--- start ---

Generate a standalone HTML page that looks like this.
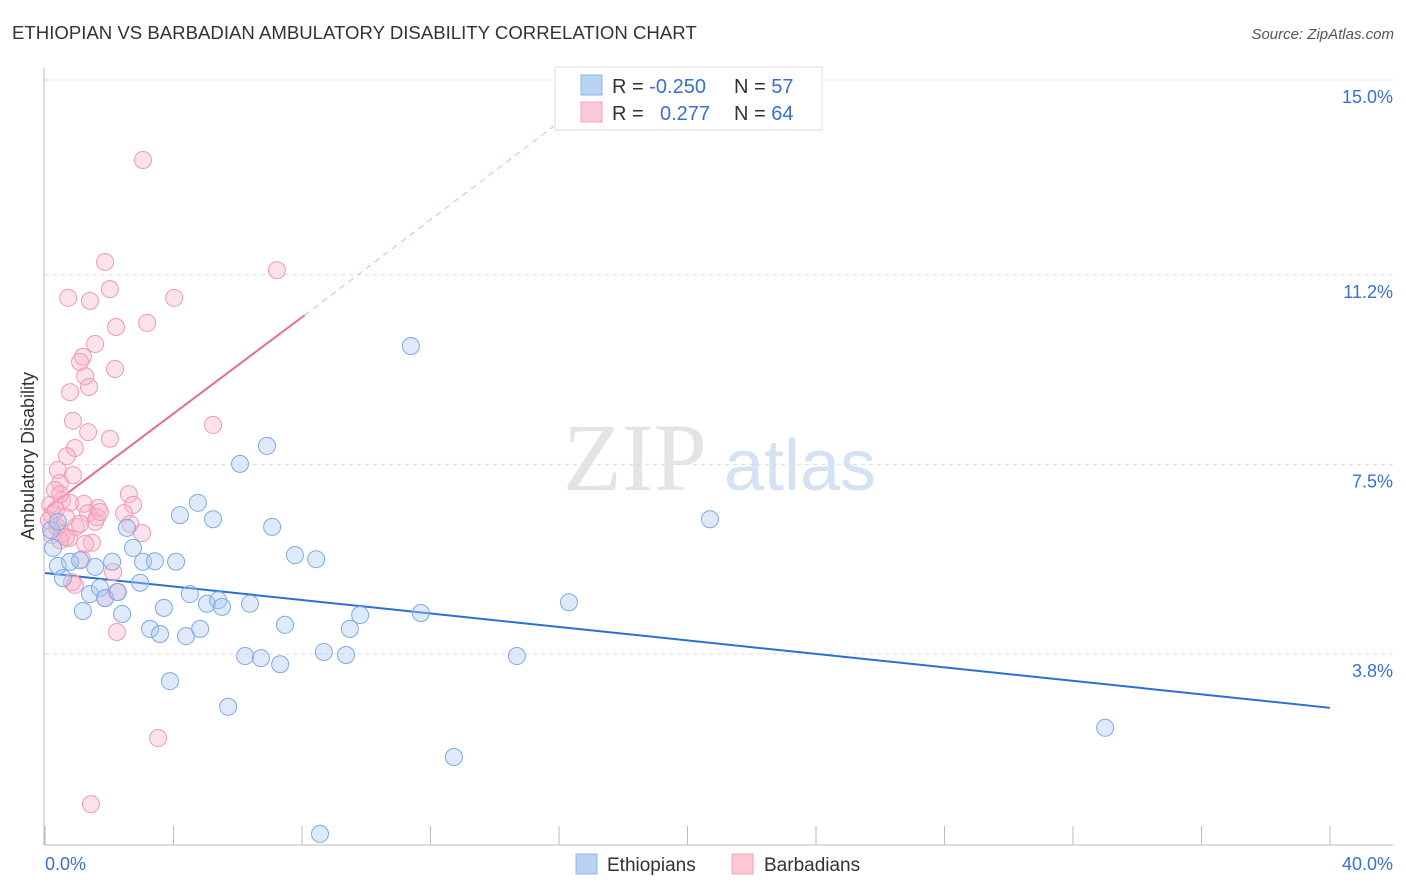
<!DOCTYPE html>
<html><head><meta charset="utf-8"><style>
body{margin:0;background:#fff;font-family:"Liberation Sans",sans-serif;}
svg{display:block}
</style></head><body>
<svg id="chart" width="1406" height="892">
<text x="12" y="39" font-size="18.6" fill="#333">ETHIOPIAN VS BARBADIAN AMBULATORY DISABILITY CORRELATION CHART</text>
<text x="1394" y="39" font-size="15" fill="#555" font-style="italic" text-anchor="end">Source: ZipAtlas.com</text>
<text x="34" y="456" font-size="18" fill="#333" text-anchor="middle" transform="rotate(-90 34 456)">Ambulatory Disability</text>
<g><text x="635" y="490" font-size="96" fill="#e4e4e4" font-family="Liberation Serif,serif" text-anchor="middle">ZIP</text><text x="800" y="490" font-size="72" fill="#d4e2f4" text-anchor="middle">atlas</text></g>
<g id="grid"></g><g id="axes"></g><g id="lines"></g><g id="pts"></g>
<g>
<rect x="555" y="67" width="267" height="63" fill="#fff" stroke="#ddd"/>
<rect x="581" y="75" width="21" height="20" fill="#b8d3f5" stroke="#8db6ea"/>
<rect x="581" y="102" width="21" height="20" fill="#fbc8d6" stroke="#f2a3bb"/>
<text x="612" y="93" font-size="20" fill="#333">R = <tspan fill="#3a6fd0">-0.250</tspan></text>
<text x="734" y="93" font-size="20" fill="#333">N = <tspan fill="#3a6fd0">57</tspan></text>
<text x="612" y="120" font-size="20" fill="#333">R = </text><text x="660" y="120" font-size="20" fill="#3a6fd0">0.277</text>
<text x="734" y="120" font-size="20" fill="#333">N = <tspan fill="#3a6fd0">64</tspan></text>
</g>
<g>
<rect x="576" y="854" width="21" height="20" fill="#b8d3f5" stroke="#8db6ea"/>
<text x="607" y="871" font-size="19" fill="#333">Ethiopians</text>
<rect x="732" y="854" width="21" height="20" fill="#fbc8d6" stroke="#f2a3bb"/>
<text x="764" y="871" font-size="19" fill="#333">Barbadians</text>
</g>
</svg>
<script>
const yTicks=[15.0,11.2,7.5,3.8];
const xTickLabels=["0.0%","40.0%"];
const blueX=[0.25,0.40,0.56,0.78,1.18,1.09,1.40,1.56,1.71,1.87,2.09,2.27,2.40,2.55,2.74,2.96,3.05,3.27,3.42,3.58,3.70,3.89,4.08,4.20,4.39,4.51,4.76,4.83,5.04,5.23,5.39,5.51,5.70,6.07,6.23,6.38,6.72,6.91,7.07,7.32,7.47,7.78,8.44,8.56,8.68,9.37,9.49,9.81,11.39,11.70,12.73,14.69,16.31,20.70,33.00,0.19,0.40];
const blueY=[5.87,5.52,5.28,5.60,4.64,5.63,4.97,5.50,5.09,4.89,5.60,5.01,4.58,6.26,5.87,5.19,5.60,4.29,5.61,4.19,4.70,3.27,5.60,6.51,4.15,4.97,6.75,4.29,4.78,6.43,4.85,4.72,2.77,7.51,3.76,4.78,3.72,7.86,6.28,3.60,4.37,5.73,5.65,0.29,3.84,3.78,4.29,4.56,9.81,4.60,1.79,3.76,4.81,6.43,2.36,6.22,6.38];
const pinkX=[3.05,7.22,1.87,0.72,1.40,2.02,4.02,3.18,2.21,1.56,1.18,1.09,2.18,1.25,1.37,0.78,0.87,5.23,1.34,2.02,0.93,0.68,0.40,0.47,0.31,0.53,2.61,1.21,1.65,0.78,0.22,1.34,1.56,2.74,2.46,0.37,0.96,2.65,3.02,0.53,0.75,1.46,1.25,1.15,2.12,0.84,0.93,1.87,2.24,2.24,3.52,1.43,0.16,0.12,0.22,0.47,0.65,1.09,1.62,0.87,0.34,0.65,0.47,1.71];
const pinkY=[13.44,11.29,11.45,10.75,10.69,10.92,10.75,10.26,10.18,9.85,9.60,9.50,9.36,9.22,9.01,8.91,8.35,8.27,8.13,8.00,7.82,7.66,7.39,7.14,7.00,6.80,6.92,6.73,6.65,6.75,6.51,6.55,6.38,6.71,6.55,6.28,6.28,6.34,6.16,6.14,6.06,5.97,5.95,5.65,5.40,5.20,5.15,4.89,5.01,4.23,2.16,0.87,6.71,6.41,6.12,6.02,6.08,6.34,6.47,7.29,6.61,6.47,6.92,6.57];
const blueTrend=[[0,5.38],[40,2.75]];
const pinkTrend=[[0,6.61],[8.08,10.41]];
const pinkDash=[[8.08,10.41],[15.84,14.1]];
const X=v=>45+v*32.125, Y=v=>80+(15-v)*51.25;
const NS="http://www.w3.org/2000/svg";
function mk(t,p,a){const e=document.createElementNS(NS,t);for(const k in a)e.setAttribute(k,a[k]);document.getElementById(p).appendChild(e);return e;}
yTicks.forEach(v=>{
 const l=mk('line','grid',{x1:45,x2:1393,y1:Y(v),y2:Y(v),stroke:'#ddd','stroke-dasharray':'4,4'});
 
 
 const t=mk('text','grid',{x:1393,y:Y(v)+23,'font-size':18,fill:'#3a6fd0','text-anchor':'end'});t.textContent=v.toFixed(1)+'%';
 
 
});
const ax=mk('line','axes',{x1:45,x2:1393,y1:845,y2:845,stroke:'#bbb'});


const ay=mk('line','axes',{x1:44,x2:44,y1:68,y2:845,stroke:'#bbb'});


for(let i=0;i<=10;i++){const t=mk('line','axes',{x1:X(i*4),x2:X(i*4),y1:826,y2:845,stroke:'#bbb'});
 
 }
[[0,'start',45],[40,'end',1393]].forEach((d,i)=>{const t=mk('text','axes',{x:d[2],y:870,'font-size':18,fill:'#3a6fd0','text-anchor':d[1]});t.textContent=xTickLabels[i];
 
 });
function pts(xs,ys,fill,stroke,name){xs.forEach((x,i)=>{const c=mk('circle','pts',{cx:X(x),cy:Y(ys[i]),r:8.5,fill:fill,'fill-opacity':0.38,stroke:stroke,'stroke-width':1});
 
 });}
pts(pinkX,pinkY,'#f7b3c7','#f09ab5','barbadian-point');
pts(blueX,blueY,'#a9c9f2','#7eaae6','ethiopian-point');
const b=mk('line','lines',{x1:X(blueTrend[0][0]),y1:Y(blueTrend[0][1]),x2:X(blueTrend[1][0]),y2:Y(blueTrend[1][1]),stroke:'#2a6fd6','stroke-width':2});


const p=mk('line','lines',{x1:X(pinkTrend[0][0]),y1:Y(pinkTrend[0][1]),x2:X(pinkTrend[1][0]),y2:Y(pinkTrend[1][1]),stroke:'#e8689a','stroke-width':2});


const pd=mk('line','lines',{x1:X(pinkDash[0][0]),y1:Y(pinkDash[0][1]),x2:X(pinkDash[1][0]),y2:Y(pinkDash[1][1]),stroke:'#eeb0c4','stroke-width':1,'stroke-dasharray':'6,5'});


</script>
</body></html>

--- end ---

Given exercise
Reproduce each line word for word and drop the pictures.

Solved problem
Generate a standalone HTML page that looks like this.
<!DOCTYPE html>
<html><head><meta charset="utf-8"><style>
body{margin:0;background:#fff;font-family:"Liberation Sans",sans-serif;}
svg{display:block}
</style></head><body>
<svg id="chart" width="1406" height="892">
<text x="12" y="39" font-size="18.6" fill="#333">ETHIOPIAN VS BARBADIAN AMBULATORY DISABILITY CORRELATION CHART</text>
<text x="1394" y="39" font-size="15" fill="#555" font-style="italic" text-anchor="end">Source: ZipAtlas.com</text>
<text x="34" y="456" font-size="18" fill="#333" text-anchor="middle" transform="rotate(-90 34 456)">Ambulatory Disability</text>
<g><text x="635" y="490" font-size="96" fill="#e4e4e4" font-family="Liberation Serif,serif" text-anchor="middle">ZIP</text><text x="800" y="490" font-size="72" fill="#d4e2f4" text-anchor="middle">atlas</text></g>
<g id="grid"></g><g id="axes"></g><g id="lines"></g><g id="pts"></g>
<g>
<rect x="555" y="67" width="267" height="63" fill="#fff" stroke="#ddd"/>
<rect x="581" y="75" width="21" height="20" fill="#b8d3f5" stroke="#8db6ea"/>
<rect x="581" y="102" width="21" height="20" fill="#fbc8d6" stroke="#f2a3bb"/>
<text x="612" y="93" font-size="20" fill="#333">R = <tspan fill="#3a6fd0">-0.250</tspan></text>
<text x="734" y="93" font-size="20" fill="#333">N = <tspan fill="#3a6fd0">57</tspan></text>
<text x="612" y="120" font-size="20" fill="#333">R = </text><text x="660" y="120" font-size="20" fill="#3a6fd0">0.277</text>
<text x="734" y="120" font-size="20" fill="#333">N = <tspan fill="#3a6fd0">64</tspan></text>
</g>
<g>
<rect x="576" y="854" width="21" height="20" fill="#b8d3f5" stroke="#8db6ea"/>
<text x="607" y="871" font-size="19" fill="#333">Ethiopians</text>
<rect x="732" y="854" width="21" height="20" fill="#fbc8d6" stroke="#f2a3bb"/>
<text x="764" y="871" font-size="19" fill="#333">Barbadians</text>
</g>
</svg>
<script>
const yTicks=[15.0,11.2,7.5,3.8];
const xTickLabels=["0.0%","40.0%"];
const blueX=[0.25,0.40,0.56,0.78,1.18,1.09,1.40,1.56,1.71,1.87,2.09,2.27,2.40,2.55,2.74,2.96,3.05,3.27,3.42,3.58,3.70,3.89,4.08,4.20,4.39,4.51,4.76,4.83,5.04,5.23,5.39,5.51,5.70,6.07,6.23,6.38,6.72,6.91,7.07,7.32,7.47,7.78,8.44,8.56,8.68,9.37,9.49,9.81,11.39,11.70,12.73,14.69,16.31,20.70,33.00,0.19,0.40];
const blueY=[5.87,5.52,5.28,5.60,4.64,5.63,4.97,5.50,5.09,4.89,5.60,5.01,4.58,6.26,5.87,5.19,5.60,4.29,5.61,4.19,4.70,3.27,5.60,6.51,4.15,4.97,6.75,4.29,4.78,6.43,4.85,4.72,2.77,7.51,3.76,4.78,3.72,7.86,6.28,3.60,4.37,5.73,5.65,0.29,3.84,3.78,4.29,4.56,9.81,4.60,1.79,3.76,4.81,6.43,2.36,6.22,6.38];
const pinkX=[3.05,7.22,1.87,0.72,1.40,2.02,4.02,3.18,2.21,1.56,1.18,1.09,2.18,1.25,1.37,0.78,0.87,5.23,1.34,2.02,0.93,0.68,0.40,0.47,0.31,0.53,2.61,1.21,1.65,0.78,0.22,1.34,1.56,2.74,2.46,0.37,0.96,2.65,3.02,0.53,0.75,1.46,1.25,1.15,2.12,0.84,0.93,1.87,2.24,2.24,3.52,1.43,0.16,0.12,0.22,0.47,0.65,1.09,1.62,0.87,0.34,0.65,0.47,1.71];
const pinkY=[13.44,11.29,11.45,10.75,10.69,10.92,10.75,10.26,10.18,9.85,9.60,9.50,9.36,9.22,9.01,8.91,8.35,8.27,8.13,8.00,7.82,7.66,7.39,7.14,7.00,6.80,6.92,6.73,6.65,6.75,6.51,6.55,6.38,6.71,6.55,6.28,6.28,6.34,6.16,6.14,6.06,5.97,5.95,5.65,5.40,5.20,5.15,4.89,5.01,4.23,2.16,0.87,6.71,6.41,6.12,6.02,6.08,6.34,6.47,7.29,6.61,6.47,6.92,6.57];
const blueTrend=[[0,5.38],[40,2.75]];
const pinkTrend=[[0,6.61],[8.08,10.41]];
const pinkDash=[[8.08,10.41],[15.84,14.1]];
const X=v=>45+v*32.125, Y=v=>80+(15-v)*51.25;
const NS="http://www.w3.org/2000/svg";
function mk(t,p,a){const e=document.createElementNS(NS,t);for(const k in a)e.setAttribute(k,a[k]);document.getElementById(p).appendChild(e);return e;}
yTicks.forEach(v=>{
 const l=mk('line','grid',{x1:45,x2:1393,y1:Y(v),y2:Y(v),stroke:'#ddd','stroke-dasharray':'4,4'});
 
 
 const t=mk('text','grid',{x:1393,y:Y(v)+23,'font-size':18,fill:'#3a6fd0','text-anchor':'end'});t.textContent=v.toFixed(1)+'%';
 
 
});
const ax=mk('line','axes',{x1:45,x2:1393,y1:845,y2:845,stroke:'#bbb'});


const ay=mk('line','axes',{x1:44,x2:44,y1:68,y2:845,stroke:'#bbb'});


for(let i=0;i<=10;i++){const t=mk('line','axes',{x1:X(i*4),x2:X(i*4),y1:826,y2:845,stroke:'#bbb'});
 
 }
[[0,'start',45],[40,'end',1393]].forEach((d,i)=>{const t=mk('text','axes',{x:d[2],y:870,'font-size':18,fill:'#3a6fd0','text-anchor':d[1]});t.textContent=xTickLabels[i];
 
 });
function pts(xs,ys,fill,stroke,name){xs.forEach((x,i)=>{const c=mk('circle','pts',{cx:X(x),cy:Y(ys[i]),r:8.5,fill:fill,'fill-opacity':0.38,stroke:stroke,'stroke-width':1});
 
 });}
pts(pinkX,pinkY,'#f7b3c7','#f09ab5','barbadian-point');
pts(blueX,blueY,'#a9c9f2','#7eaae6','ethiopian-point');
const b=mk('line','lines',{x1:X(blueTrend[0][0]),y1:Y(blueTrend[0][1]),x2:X(blueTrend[1][0]),y2:Y(blueTrend[1][1]),stroke:'#2a6fd6','stroke-width':2});


const p=mk('line','lines',{x1:X(pinkTrend[0][0]),y1:Y(pinkTrend[0][1]),x2:X(pinkTrend[1][0]),y2:Y(pinkTrend[1][1]),stroke:'#e8689a','stroke-width':2});


const pd=mk('line','lines',{x1:X(pinkDash[0][0]),y1:Y(pinkDash[0][1]),x2:X(pinkDash[1][0]),y2:Y(pinkDash[1][1]),stroke:'#eeb0c4','stroke-width':1,'stroke-dasharray':'6,5'});


</script>
</body></html>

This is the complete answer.